Governance hurdles, dependency conflicts, and data quality issues mean most teams stall well before anything goes live. Gartner has predicted that more than two in five agentic AI projects will be scrapped by end of 2027.
Tribal is essentially positioning itself as the thing that makes Agentforce actually work inside your specific, customised, years-of-accumulated-workarounds Salesforce instance. The company’s agents are also designed to work across ServiceNow, SAP, NetSuite, and Workday, which suggests a broader play beyond any single platform.
Early Customers Are Already Talking
Tribal already has paying customers including ADAMA, ProDriven Brands, Dot Compliance, and WalkMe. The CIO of ADAMA noted that the platform allowed his team to move significantly faster and serve users across 19 countries with improved confidence. ProDriven Brands used it to replace years of brittle workarounds with cleaner, maintainable architecture.
The company plans to use the new funding to expand its product across those five major enterprise platforms and accelerate hiring in the US. With 15 people currently based in Israel, there is clearly a lot of scaling still ahead.
The Vibe-Coding Backlash, Enterprise Edition
There is a broader narrative here worth watching. The founding team has explicitly called out the failure of “vibe-coding” tools inside enterprise environments. Those tools, they argue, overlook organisational knowledge, governance, and the kind of production infrastructure that makes real systems tick.
It is a bet that the next phase of enterprise AI will not be won by whoever has the flashiest demo, but by whoever can actually survive contact with a live SAP environment. If Tribal is right, $10 million might just be the start of something considerably larger.
Our Take
We Think This One Is Worth Watching Closely
The enterprise AI market is littered with startups that solved the demo problem and quietly died on the deployment floor. What makes Tribal different is the founding team’s uncomfortably specific knowledge of exactly where things break. Kolodner did not read about Salesforce’s complexity in a blog post. He built inside it for years.

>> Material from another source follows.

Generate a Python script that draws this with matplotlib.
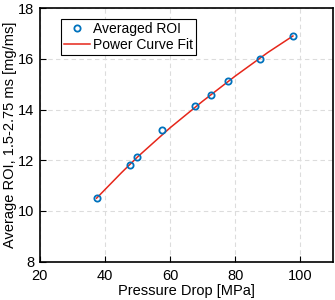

The metadata-first approach is also genuinely differentiated. Most agent builders assume a clean, well-documented system. Tribal assumes chaos, and builds for it. That is the more honest starting point, and probably the more defensible one.
The $10M seed is modest by today’s standards, which actually works in their favour. They have paying customers, a clear technical thesis, and a problem so obvious that half the Salesforce admin community has been screaming about it for two years. If they can ship fast and stay focused, this could become one of the more important infrastructure bets in enterprise AI.